The question of value then is multifaceted. Does a piece have value because it's in a traditional medium, because the critics like it, because a gallery is willing to show it, an auction house willing to auction it...or is its value based solely on market forces. Can a digital work even begin to compete and if so, how will the value of such easily reproducible art be maintained or even increased? If I were to license and sell 20,000 copies of the digital painting above would that make it more or less valuable as a work of art? If I master the business tools of social media, online art sites, self-promotion, looking at trends, checking out decor magazines for hot colors, do I do that at the cost of the actual artistic merits of my work? Or am I just smart enough to realize that digital art and digital painting are not meant to be measured by the same standards as an original oil and that its very accessibility and availability to the average person who loves what they see and can actually afford to own it makes it more valuable? I think the day is coming when a person will look at a digital painting and say, "I love that painting...Oh good, it's digital - and that means I can own it!"  Value is really not so much in the medium as in the eye of the beholder as well as in the heart of the artist who created it. 





Tuesday, May 6, 2014

Digital painting and the question of value...

"Wow, this painting is great! ...oh, it's only digital." 



A couple of weeks ago, I saw a wonderful illustration posted on Facebook that had been reposted from artist/illustrator Kelley McMorris' blog. At the top was a sketch of a digital artist thinking and planning his/her next digital art creation - paying attention to light, form, composition, color, message. This kind of thinking goes into the creation of a digital work BEFORE one ever puts pen to tablet just as it goes into creating a traditional artwork before putting brush to canvas. At the bottom of the illustration, however, was another sketch of the same artist sitting back in his/her chair and saying, "Computer draw me a horse." The two sketches demonstrate the difference between what actually happens in the process of creating a digital artwork and what the public perception of such art might be.
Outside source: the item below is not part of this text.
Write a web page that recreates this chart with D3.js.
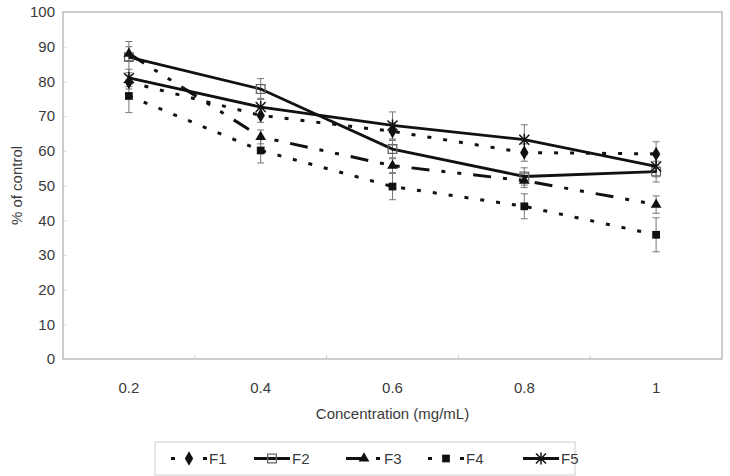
<!DOCTYPE html>
<html>
<head>
<meta charset="utf-8">
<script src="https://cdn.jsdelivr.net/npm/d3@7/dist/d3.min.js"></script>
<style>
  body { margin: 0; background: #fff; }
  text { font-family: "Liberation Sans", Arial, sans-serif; fill: #3a3a3a; }
</style>
</head>
<body>
<div id="chartDiv"></div>
<script>
// data
var concentrations = ["0.2", "0.4", "0.6", "0.8", "1"];
var yTicks = [0, 10, 20, 30, 40, 50, 60, 70, 80, 90, 100];
var seriesNames = ["F1", "F2", "F3", "F4", "F5"];

var f1 = [79.8, 70.2, 65.6, 59.5, 59.1];
var f2 = [87.0, 77.8, 60.5, 52.6, 54.0];
var f3 = [88.0, 64.0, 55.7, 51.4, 44.5];
var f4 = [75.8, 60.1, 49.7, 44.0, 35.8];
var f5 = [81.0, 72.6, 67.3, 63.2, 55.5];

var f1Err = [2.0, 2.0, 2.5, 2.5, 3.5];
var f2Err = [4.5, 3.0, 2.5, 2.5, 3.0];
var f3Err = [2.0, 2.0, 2.0, 2.0, 2.5];
var f4Err = [4.8, 3.6, 3.8, 3.6, 4.9];
var f5Err = [2.5, 2.5, 3.9, 4.3, 3.0];

var values = [f1, f2, f3, f4, f5];
var errors = [f1Err, f2Err, f3Err, f4Err, f5Err];

var styles = [
    {dash: "4,12", width: 3, marker: "diamond"},
    {dash: null, width: 2.8, marker: "openSquare"},
    {dash: "18,12,4,12,4,12", width: 3, marker: "triangle"},
    {dash: "4,12", width: 3, marker: "square"},
    {dash: null, width: 2.8, marker: "star"}
];

var swidth = 730, sheight = 476;
var margin = {top: 12, right: 8, bottom: 117, left: 63};
var width = swidth - margin.left - margin.right,
    height = sheight - margin.top - margin.bottom;

var svg = d3.select("#chartDiv")
    .append("svg")
    .attr("width", swidth)
    .attr("height", sheight);

var g = svg.append("g")
    .attr("transform", "translate(" + margin.left + "," + margin.top + ")");

var x = d3.scaleBand().domain(concentrations).range([0, width]);
var y = d3.scaleLinear().domain([0, 100]).range([height, 0]);
var cx = function(c) { return x(c) + x.bandwidth() / 2; };

// y axis
var yAxis = g.append("g")
    .call(d3.axisLeft(y).tickValues(yTicks).tickSize(-4).tickPadding(8));
yAxis.select(".domain").remove();
yAxis.selectAll("line").attr("stroke", "#ddd");
yAxis.selectAll("text").style("font-size", "15px").attr("fill", "#3a3a3a");

// x axis labels
var xAxis = g.append("g")
    .attr("transform", "translate(0," + height + ")")
    .call(d3.axisBottom(x).tickSize(0).tickPadding(23));
xAxis.select(".domain").remove();
xAxis.selectAll("text").style("font-size", "15px").attr("fill", "#3a3a3a");

// category boundary ticks
g.selectAll(".xtick")
    .data(concentrations.slice(1))
    .enter().append("line")
    .attr("x1", d => x(d)).attr("x2", d => x(d))
    .attr("y1", height).attr("y2", height - 4)
    .attr("stroke", "#ccc");

// plot frame
g.append("rect")
    .attr("width", width).attr("height", height)
    .attr("fill", "none")
    .attr("stroke", "#bdbdbd")
    .attr("stroke-width", 1.5);

// error bars
values.forEach(function(vals, s) {
    var eg = g.append("g").attr("stroke", "#777").attr("stroke-width", 1);
    vals.forEach(function(v, i) {
        var px = cx(concentrations[i]);
        var e = errors[s][i];
        eg.append("line").attr("x1", px).attr("x2", px)
            .attr("y1", y(v + e)).attr("y2", y(v - e));
        [v + e, v - e].forEach(function(t) {
            eg.append("line").attr("x1", px - 3.5).attr("x2", px + 3.5)
                .attr("y1", y(t)).attr("y2", y(t));
        });
    });
});

var line = d3.line()
    .x((d, i) => cx(concentrations[i]))
    .y(d => y(d));

function drawMarker(sel, type) {
    if (type == "diamond")
        sel.append("path").attr("d", d3.symbol(d3.symbolDiamond, 60)).attr("fill", "#111");
    else if (type == "openSquare")
        sel.append("path").attr("d", d3.symbol(d3.symbolSquare, 75))
            .attr("fill", "none").attr("stroke", "#666").attr("stroke-width", 1.3);
    else if (type == "triangle")
        sel.append("path").attr("d", d3.symbol(d3.symbolTriangle, 50)).attr("fill", "#111");
    else if (type == "square")
        sel.append("path").attr("d", d3.symbol(d3.symbolSquare, 60)).attr("fill", "#111");
    else if (type == "star")
        sel.append("path").attr("d", "M-5,-5L5,5M-5,5L5,-5M0,-6L0,6")
            .attr("stroke", "#111").attr("stroke-width", 1.5).attr("fill", "none");
}

// lines + markers
values.forEach(function(vals, s) {
    var st = styles[s];
    g.append("path")
        .datum(vals)
        .attr("fill", "none")
        .attr("stroke", "#111")
        .attr("stroke-width", st.width)
        .attr("stroke-dasharray", st.dash)
        .attr("d", line);
    vals.forEach(function(v, i) {
        var m = g.append("g").attr("transform", "translate(" + cx(concentrations[i]) + "," + y(v) + ")");
        drawMarker(m, st.marker);
    });
});

// axis titles
svg.append("text")
    .attr("transform", "translate(22," + (margin.top + height / 2) + ")rotate(-90)")
    .attr("text-anchor", "middle")
    .style("font-size", "15px")
    .text("% of control");

svg.append("text")
    .attr("x", margin.left + width / 2)
    .attr("y", 419)
    .attr("text-anchor", "middle")
    .style("font-size", "15px")
    .text("Concentration (mg/mL)");

// legend
var legendX = [189, 272, 364, 446, 541];
var legend = svg.append("g");
legend.append("rect")
    .attr("x", 155).attr("y", 442)
    .attr("width", 420).attr("height", 33)
    .attr("fill", "#fff")
    .attr("stroke", "#ccc");

seriesNames.forEach(function(name, s) {
    var st = styles[s];
    var lx = legendX[s], ly = 458.5;
    legend.append("line")
        .attr("x1", lx - 18).attr("x2", lx + 18)
        .attr("y1", ly).attr("y2", ly)
        .attr("stroke", "#111")
        .attr("stroke-width", st.width)
        .attr("stroke-dasharray", st.dash);
    var m = legend.append("g").attr("transform", "translate(" + lx + "," + ly + ")");
    drawMarker(m, st.marker);
    legend.append("text")
        .attr("x", lx + 20).attr("y", ly + 5)
        .style("font-size", "15px")
        .text(name);
});
</script>
</body>
</html>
Until I took up digital painting, I probably suffered from the same misconceptions. Now, I know better and, like many other digital artists - illustrators, cartoonists, 3D fantasy creators, fractal artists as well as digital painters - I'm anxious for the day that digitally created art is perceived by both the public and gallery owners and art critics as valid and valuable art. That day has not yet arrived. Few critics can even agree on what constitutes "digital art" let alone consider it for the rarefied atmosphere of upscale galleries. Isn't most photography digital now? Photography as art seems to make the cut for what constitutes "fine art" though photo composites and significantly altered and textured works are not viewed the same way. Besides, I don't recall any photograph ever bringing $44 million at auction. (I'm speaking of the recent auction price for the Barnett Newman "Onement VI" painting that looks like a blue ping pong table top).

I hope you'll pardon my outrage about this but just because some ritzy art critic decided to tout Newman's series of paintings in New York art circles doesn't make it art, let alone art worth $44 million. Perhaps it's the "little green monster" at work in me, but I can assure you that a great deal more thought, time, effort, reflection about mood and message went into my digital painting pictured above than went into this work. Give me a roll of blue painters' tape and a gallon of oil based house paint and I could create the match for this in red or yellow or whatever color the critic might like. Then there is the $75 million for a 1950 Rothko, or the $148 million for Jackson Pollack's No. 5...but I'll stop there.

There is debate even within the digital painters' circle though about whether what we do is merely a duplication of traditional painting techniques or an expansion of them, and further whether a work created specifically for reproduction and print, even in limited editions, could ever have the value of a singular "original" traditional painting. So let's dissect the process and the question of reproducibility versus value.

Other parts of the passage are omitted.